Our View: Capitalism Aims for the Stars

By Daily Editorials

February 14, 2018 3 min read

In a brilliant flash of the entrepreneurial spirit, a Falcon Heavy rocket lifted off last week from Launch Pad 39A at Florida's Kennedy Space Center.

NASA had launched rockets bound for the moon from that pad. But this time, NASA had no role. Rather, a private company named SpaceX, founded and run by the billionaire entrepreneur Elon Musk, was behind the mission.

And he gave everyone a laugh.

The Falcon Heavy, which can carry up to 141,000 pounds (64 metric tons) into orbit, transported a red Tesla Roadster and a mannequin wearing a SpaceX spacesuit into deep space. This unique duo is expected now to orbit the sun for hundreds of millions of years. "It's kind of silly and fun," Musk told The New York Times, "but silly and fun things are important." Indeed, they are.

Video of the mannequin in the driver's seat (with the phrase "Don't Panic" on the dashboard, a clever wink to Douglas Adams' cult classic "The Hitchhiker's Guide to the Galaxy") was transmitted back to Earth as it went through the radiation belt. Within seven hours, Musk tweeted: "Third burn successful. Exceeded Mars orbit and kept going to the Asteroid Belt."

In fact, the whole launch was nearly flawless. The two side rocket boosters returned themselves to the launch pad in perfect working order. Unfortunately, the center booster, which was supposed to land on a floating platform in the Atlantic Ocean, ended up in the drink.

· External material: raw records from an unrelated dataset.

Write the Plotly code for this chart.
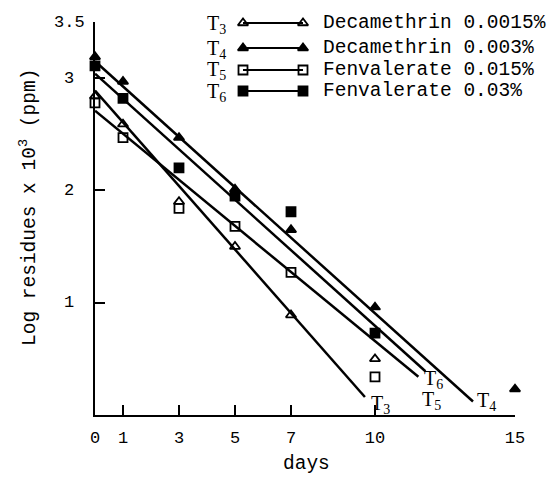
import plotly.graph_objects as go

# ---------------- data ----------------
days = [0, 1, 3, 5, 7, 10]
days_t4 = [0, 1, 3, 5, 7, 10, 15]
t3_vals = [2.84, 2.59, 1.90, 1.50, 0.89, 0.50]
t4_vals = [3.19, 2.97, 2.47, 2.01, 1.65, 0.96, 0.23]
t5_vals = [2.78, 2.47, 1.84, 1.68, 1.27, 0.34]
t6_vals = [3.11, 2.82, 2.20, 1.95, 1.81, 0.73]

# fitted regression lines: start / end points
t3_fit_x = [0, 9.64]
t3_fit_y = [2.89, 0.16]
t4_fit_x = [0, 13.5]
t4_fit_y = [3.15, 0.12]
t5_fit_x = [0, 11.55]
t5_fit_y = [2.71, 0.34]
t6_fit_x = [0, 11.8]
t6_fit_y = [3.04, 0.39]

series_names = ["3", "4", "5", "6"]
legend_texts = ["Decamethrin 0.0015%", "Decamethrin 0.003%",
                "Fenvalerate 0.015%", "Fenvalerate 0.03%"]

x_ticks = [0, 1, 3, 5, 7, 10, 15]
y_ticks = [1, 2, 3, 3.5]
y_tick_text = ["1", "2", "3", "3.5"]

# ---------------- layout constants ----------------
W, H = 555, 478
L, R, T, B = 95, 40, 22, 63
PX0, PX1 = L, W - R
PY0, PY1 = T, H - B

MONO = "Liberation Mono"
SERIF = "Liberation Serif"
TXT = 19.5

symbols = ["triangle-up-open", "triangle-up", "square-open", "square"]

fig = go.Figure()

def add_series(xs, ys, fx, fy, sym):
    fig.add_trace(go.Scatter(x=fx, y=fy, mode="lines",
                             line=dict(color="black", width=2.5),
                             showlegend=False, hoverinfo="skip"))
    fig.add_trace(go.Scatter(x=xs, y=ys, mode="markers",
                             marker=dict(symbol=sym, size=9, color="black",
                                         line=dict(color="black", width=1.8)),
                             showlegend=False, cliponaxis=False))

add_series(days, t3_vals, t3_fit_x, t3_fit_y, symbols[0])
add_series(days_t4, t4_vals, t4_fit_x, t4_fit_y, symbols[1])
add_series(days, t5_vals, t5_fit_x, t5_fit_y, symbols[2])
add_series(days, t6_vals, t6_fit_x, t6_fit_y, symbols[3])

def pax(px):
    return (px - PX0) / (PX1 - PX0)

def pay(py):
    return (PY1 - py) / (PY1 - PY0)

# ---------------- legend ----------------
leg_rows = [23, 48, 70, 91]
leg_x0, leg_x1 = 243, 303
shapes = []
for i in range(4):
    shapes.append(dict(type="line", xref="paper", yref="paper",
                       x0=pax(leg_x0), x1=pax(leg_x1),
                       y0=pay(leg_rows[i]), y1=pay(leg_rows[i]),
                       line=dict(color="black", width=2)))
    fig.add_trace(go.Scatter(x=[leg_x0, leg_x1], y=[leg_rows[i], leg_rows[i]],
                             xaxis="x2", yaxis="y2", mode="markers",
                             marker=dict(symbol=symbols[i], size=9, color="black",
                                         line=dict(color="black", width=1.8)),
                             showlegend=False, cliponaxis=False, hoverinfo="skip"))

annotations = []
for i in range(4):
    annotations.append(dict(x=pax(205), y=pay(leg_rows[i] + 1), xref="paper", yref="paper",
                            text="T<sub>" + series_names[i] + "</sub>", showarrow=False,
                            xanchor="left", yanchor="middle",
                            font=dict(family=SERIF, size=20, color="black")))
    annotations.append(dict(x=pax(321), y=pay(leg_rows[i]), xref="paper", yref="paper",
                            text=legend_texts[i], showarrow=False,
                            xanchor="left", yanchor="middle",
                            font=dict(family=MONO, size=TXT, color="black")))

# line end labels
end_labels = [("3", 369, 404), ("4", 475, 401), ("5", 420, 400), ("6", 422, 379)]
for name, px, py in end_labels:
    annotations.append(dict(x=pax(px), y=pay(py), xref="paper", yref="paper",
                            text="T<sub>" + name + "</sub>", showarrow=False,
                            xanchor="left", yanchor="middle",
                            font=dict(family=SERIF, size=20, color="black")))

# y tick labels (centered)
for v, t in zip(y_ticks, y_tick_text):
    annotations.append(dict(x=pax(69), xref="paper", y=v, yref="y",
                            text=t, showarrow=False, xanchor="center", yanchor="middle",
                            font=dict(family=MONO, size=17, color="black")))

# axis titles
annotations.append(dict(x=pax(28), y=pay(208), xref="paper", yref="paper",
                        text="Log residues x 10<sup>3</sup> (ppm)", textangle=-90,
                        showarrow=False, xanchor="center", yanchor="middle",
                        font=dict(family=MONO, size=TXT, color="black")))
annotations.append(dict(x=pax(306), y=pay(464), xref="paper", yref="paper",
                        text="days", showarrow=False, xanchor="center", yanchor="middle",
                        font=dict(family=MONO, size=TXT, color="black")))

fig.update_layout(
    width=W, height=H,
    margin=dict(l=L, r=R, t=T, b=B, pad=0),
    paper_bgcolor="white", plot_bgcolor="white",
    annotations=annotations,
    shapes=shapes,
    xaxis=dict(range=[0, 15], showline=True, linecolor="black", linewidth=2,
               ticks="inside", ticklen=10, tickwidth=1.5, tickcolor="black",
               tickvals=x_ticks, ticktext=[str(v) for v in x_ticks],
               tickfont=dict(family=MONO, size=17, color="black"),
               ticklabelstandoff=6,
               showgrid=False, zeroline=False, fixedrange=True),
    yaxis=dict(range=[0, 3.5], showline=True, linecolor="black", linewidth=2,
               ticks="inside", ticklen=10, tickwidth=1.5, tickcolor="black",
               tickvals=y_ticks, showticklabels=False,
               showgrid=False, zeroline=False, fixedrange=True),
    xaxis2=dict(range=[PX0, PX1], overlaying="x", visible=False, fixedrange=True),
    yaxis2=dict(range=[PY1, PY0], overlaying="y", visible=False, fixedrange=True),
)

fig.write_html("out.html")
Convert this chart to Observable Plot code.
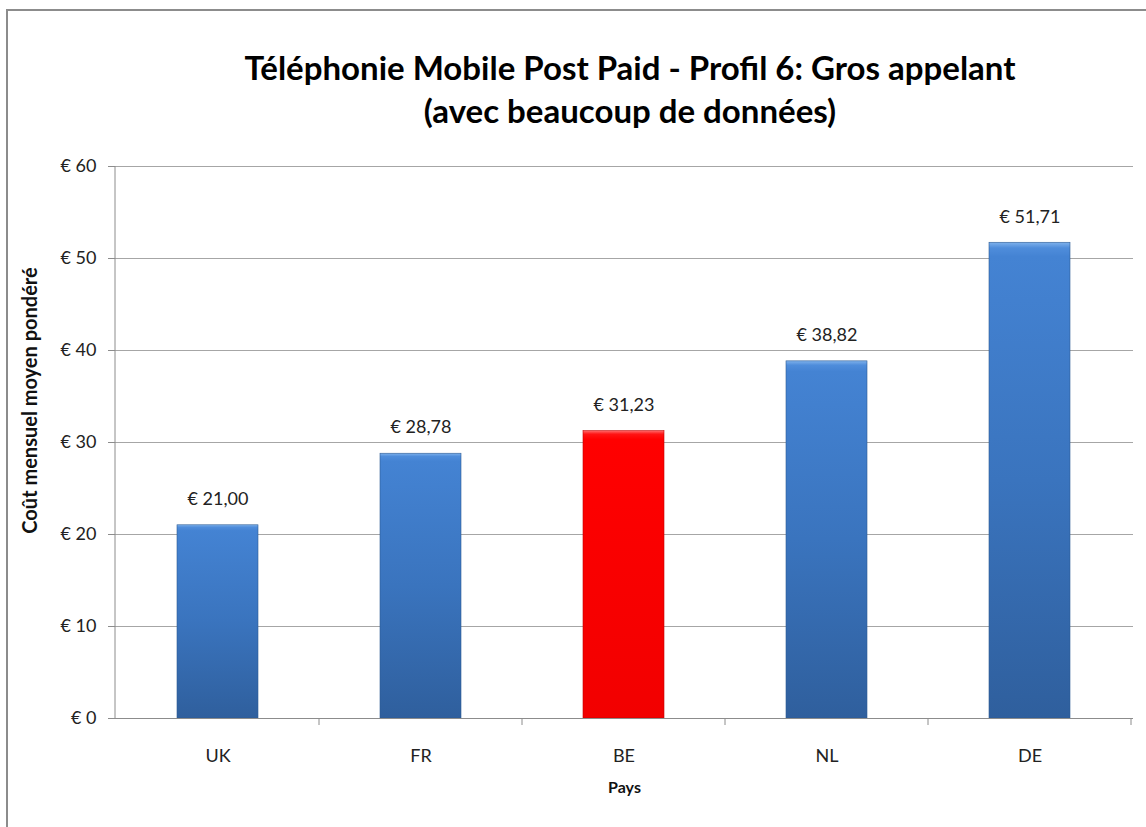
<!DOCTYPE html>
<html>
<head>
<meta charset="utf-8">
<script src="https://cdn.jsdelivr.net/npm/d3@7"></script>
<script src="https://cdn.jsdelivr.net/npm/@observablehq/plot@0.6"></script>
<style>
  html, body { margin: 0; padding: 0; background: #fff; }
  body { width: 1146px; height: 827px; overflow: hidden; position: relative;
         font-family: Lato, "Open Sans", sans-serif; }
  #frame { position: absolute; left: 6px; top: 9px; right: -10px; bottom: -10px;
           border-left: 2px solid #8c8c8c; border-top: 2px solid #8c8c8c; }
  #title { position: absolute; left: 0; top: 46px; width: 1260px; text-align: center;
           font-weight: bold; font-size: 33px; line-height: 43px; color: #000; }
  #chart { position: absolute; left: 0; top: 140px; }
</style>
</head>
<body>
<div id="frame"></div>
<div id="title">Téléphonie Mobile Post Paid - Profil 6: Gros appelant<br>(avec beaucoup de données)</div>
<div id="chart"></div>
<script>
const countries = ["UK", "FR", "BE", "NL", "DE"];
const costs = [21.00, 28.78, 31.23, 38.82, 51.71];
const highlighted = ["BE"];
const yTicks = [0, 10, 20, 30, 40, 50, 60];
const yLabel = "Coût mensuel moyen pondéré";
const xLabel = "Pays";

const data = countries.map((c, i) => ({country: c, cost: costs[i]}));
const euro = v => "€ " + v.toFixed(2).replace(".", ",");
const euroTick = v => "€ " + v;

const font = "Lato, Open Sans, sans-serif";

const plot = Plot.plot({
  width: 1146,
  height: 687,
  marginTop: 26,
  marginBottom: 109,
  marginLeft: 115,
  marginRight: 13,
  style: {fontFamily: font, fontSize: "18px", color: "#222", background: "transparent"},
  x: {domain: countries, paddingInner: 0.6, paddingOuter: 0.3, label: null},
  y: {domain: [0, 60], label: null},
  marks: [
    Plot.gridY(yTicks, {stroke: "#a6a6a6", strokeOpacity: 1, strokeWidth: 1}),
    Plot.axisY(yTicks, {tickFormat: euroTick, tickSize: 7, tickPadding: 12, stroke: "#8c8c8c", fontSize: 18}),
    Plot.axisX({tickSize: 0, tickPadding: 31, fontSize: 18}),
    Plot.barY(data.filter(d => !highlighted.includes(d.country)),
      {x: "country", y: "cost", fill: "url(#gBlue)", stroke: "#2d5a93", strokeWidth: 0.6}),
    Plot.barY(data.filter(d => highlighted.includes(d.country)),
      {x: "country", y: "cost", fill: "url(#gRed)", stroke: "#c40000", strokeWidth: 0.6}),
    Plot.ruleY([0], {stroke: "#8c8c8c"}),
    Plot.text(data, {x: "country", y: "cost", text: d => euro(d.cost), dy: -26, fontSize: 18, fill: "#222"}),
    Plot.text([xLabel], {frameAnchor: "bottom", lineAnchor: "middle", dy: 69, fontWeight: "bold", fontSize: 16, fill: "#111"}),
    Plot.text([yLabel], {frameAnchor: "left", textAnchor: "middle", lineAnchor: "middle", rotate: -90, dx: -85, dy: -42, fontWeight: "bold", fontSize: 20, fill: "#111"})
  ]
});

const svg = d3.select(plot);
const defs = svg.insert("defs", ":first-child");
function grad(id, stops) {
  const g = defs.append("linearGradient").attr("id", id)
    .attr("x1", 0).attr("y1", 0).attr("x2", 0).attr("y2", 1);
  stops.forEach(([o, c]) => g.append("stop").attr("offset", o).attr("stop-color", c));
}
grad("gBlue", [[0, "#7fb2ec"], [0.012, "#4f8ddb"], [0.03, "#4483d3"], [0.5, "#3a74be"], [1, "#2f5f9d"]]);
grad("gRed", [[0, "#ff6a6a"], [0.012, "#ff1414"], [0.03, "#ff0000"], [1, "#f20000"]]);

// Axis line and category separator ticks, placed from Plot's scales
const xs = plot.scale("x"), ys = plot.scale("y");
const y0 = ys.apply(0), yTop = ys.apply(60);
const left = xs.range[0];
svg.append("line").attr("x1", left).attr("x2", left).attr("y1", yTop).attr("y2", y0)
  .attr("stroke", "#8c8c8c");
const half = (xs.step - xs.bandwidth) / 2;
countries.forEach(c => {
  const xb = xs.apply(c) + xs.bandwidth + half;
  svg.append("line").attr("x1", xb).attr("x2", xb).attr("y1", y0).attr("y2", y0 + 7)
    .attr("stroke", "#8c8c8c");
});

document.getElementById("chart").appendChild(plot);
</script>
</body>
</html>
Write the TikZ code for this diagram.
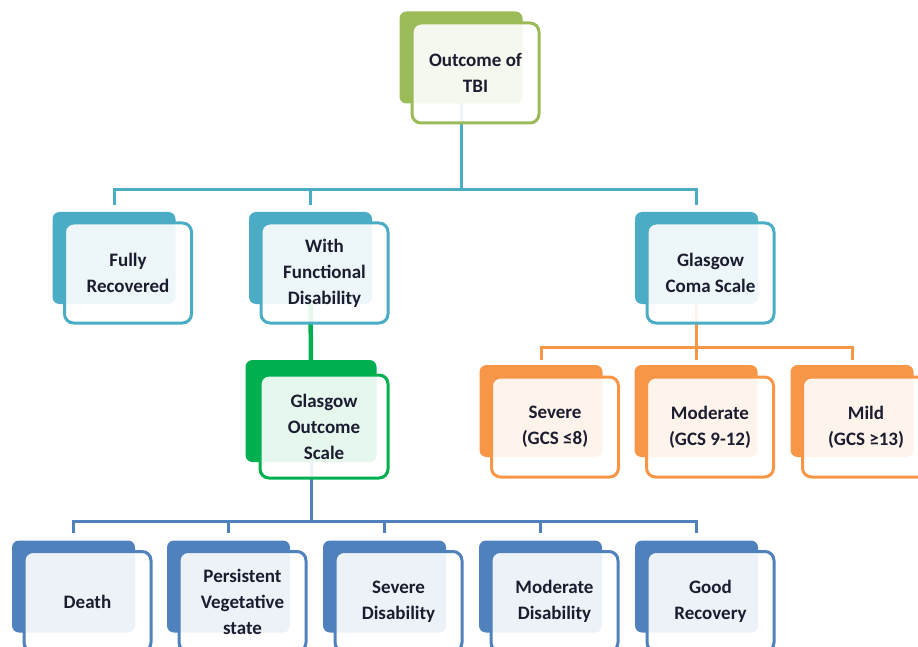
\documentclass[tikz,border=0pt]{standalone}
\usepackage{fontspec}
\setmainfont{Carlito}
\usetikzlibrary{backgrounds}

\definecolor{cgreen}{HTML}{9BBB59}
\definecolor{cteal}{HTML}{4BACC6}
\definecolor{cgos}{HTML}{00B050}
\definecolor{corange}{HTML}{F79646}
\definecolor{cblue}{HTML}{4F81BD}
\definecolor{ctext}{HTML}{1C1C30}

\tikzset{
  backbox/.style={rectangle, rounded corners=7pt, fill=#1, draw=none,
    minimum width=123pt, minimum height=92pt, inner sep=0pt},
  frontbox/.style={rectangle, rounded corners=9pt, draw=#1, line width=3pt,
    fill=white, fill opacity=0.9, text opacity=1, draw opacity=1,
    minimum width=127pt, minimum height=100pt, inner sep=0pt,
    align=center, text=ctext, font=\fontsize{19}{26}\selectfont\bfseries},
  link/.style={draw=#1, line width=3pt},
}

\begin{document}
\begin{tikzpicture}[x=1pt, y=-1pt]
\useasboundingbox (0,0) rectangle (918,647);

% root
\node[backbox=cgreen] (topb) at (461,57.5) {};
\node[frontbox=cgreen] (top) at (475.5,73) {Outcome of\\TBI};

% second level
\node[backbox=cteal] (frb) at (114,258) {};
\node[frontbox=cteal] (fr) at (128,273) {Fully\\Recovered};
\node[backbox=cteal] (wfdb) at (310.5,258) {};
\node[frontbox=cteal] (wfd) at (324.5,273) {With\\Functional\\Disability};
\node[backbox=cteal] (gcsb) at (696.5,258) {};
\node[frontbox=cteal] (gcs) at (710.5,273) {Glasgow\\Coma Scale};

% Glasgow Outcome Scale
\node[backbox=cgos, minimum width=131pt, minimum height=102pt] (gosb) at (311,411) {};
\node[frontbox=cgos, minimum width=128pt, minimum height=103pt] (gos) at (324,426.5) {Glasgow\\Outcome\\Scale};

% coma scale grades
\node[backbox=corange] (sevb) at (541,411) {};
\node[frontbox=corange] (sev) at (555,427) {Severe\\(GCS ≤8)};
\node[backbox=corange] (modb) at (696,411) {};
\node[frontbox=corange] (mod) at (710,427) {Moderate\\(GCS 9-12)};
\node[backbox=corange] (mildb) at (852,411) {};
\node[frontbox=corange] (mild) at (866,427) {Mild\\(GCS ≥13)};

% outcome scale grades
\node[backbox=cblue] (d1b) at (73.5,586.5) {};
\node[frontbox=cblue] (d1) at (87.5,601.5) {Death};
\node[backbox=cblue] (d2b) at (228.5,586.5) {};
\node[frontbox=cblue] (d2) at (242.5,601.5) {Persistent\\Vegetative\\state};
\node[backbox=cblue] (d3b) at (384.5,586.5) {};
\node[frontbox=cblue] (d3) at (398.5,601.5) {Severe\\Disability};
\node[backbox=cblue] (d4b) at (540.5,586.5) {};
\node[frontbox=cblue] (d4) at (554.5,601.5) {Moderate\\Disability};
\node[backbox=cblue] (d5b) at (696.5,586.5) {};
\node[frontbox=cblue] (d5) at (710.5,601.5) {Good\\Recovery};

% connectors
\coordinate (hub1) at (461,190);
\coordinate (hub2) at (696.5,347);
\coordinate (hub3) at (311,521);
\begin{scope}[on background layer]
  \draw[link=cteal] (topb.center) -- (hub1);
  \foreach \n in {frb, wfdb, gcsb}
    \draw[link=cteal] (hub1) -| ([yshift=7pt]\n.north);
  \draw[link=cgos, line width=4.5pt] (wfdb.center) -- (gosb.center);
  \draw[link=corange] (gcsb.center) -- (hub2);
  \foreach \n in {sevb, modb, mildb}
    \draw[link=corange] (hub2) -| ([yshift=5pt]\n.north);
  \draw[link=cblue] (gosb.center) -- (hub3);
  \foreach \n in {d1b, d2b, d3b, d4b, d5b}
    \draw[link=cblue] (hub3) -| ([yshift=7pt]\n.north);
\end{scope}
\end{tikzpicture}
\end{document}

But it gives something for SpaceX to work on and improve before the next launch. It also gives Musk confidence that his next major project will be ready for a Mars excursion sometime after the year 2020.

Musk, an engineer who is the CEO and co-founder of Tesla Inc., started Space Exploration Technologies Corp, or SpaceX, in 2002. He worked with NASA's Commercial Crew Program to develop the Dragon 2 spacecraft, which he hopes will one day take people to the moon.

Musk's ultimate goal has been to make space travel more affordable and accessible. He even went as far to suggest in 2011 that he hoped to send humans to Mars in 10 to 20 years.

Critics have mocked him and said what he was doing was impossible. But Musk's success has been attributed to his ability to feed off this constant negativity about his various inventions — and then make the impossible seem possible.

It is exciting to come closer to private space flight. The cost will likely be prohibitive at first, but as capitalism has amply demonstrated, innovation and the desire for riches have a way of cutting costs and working technological miracles. The opportunity to see (and possibly colonize) different planets may finally be in our sights.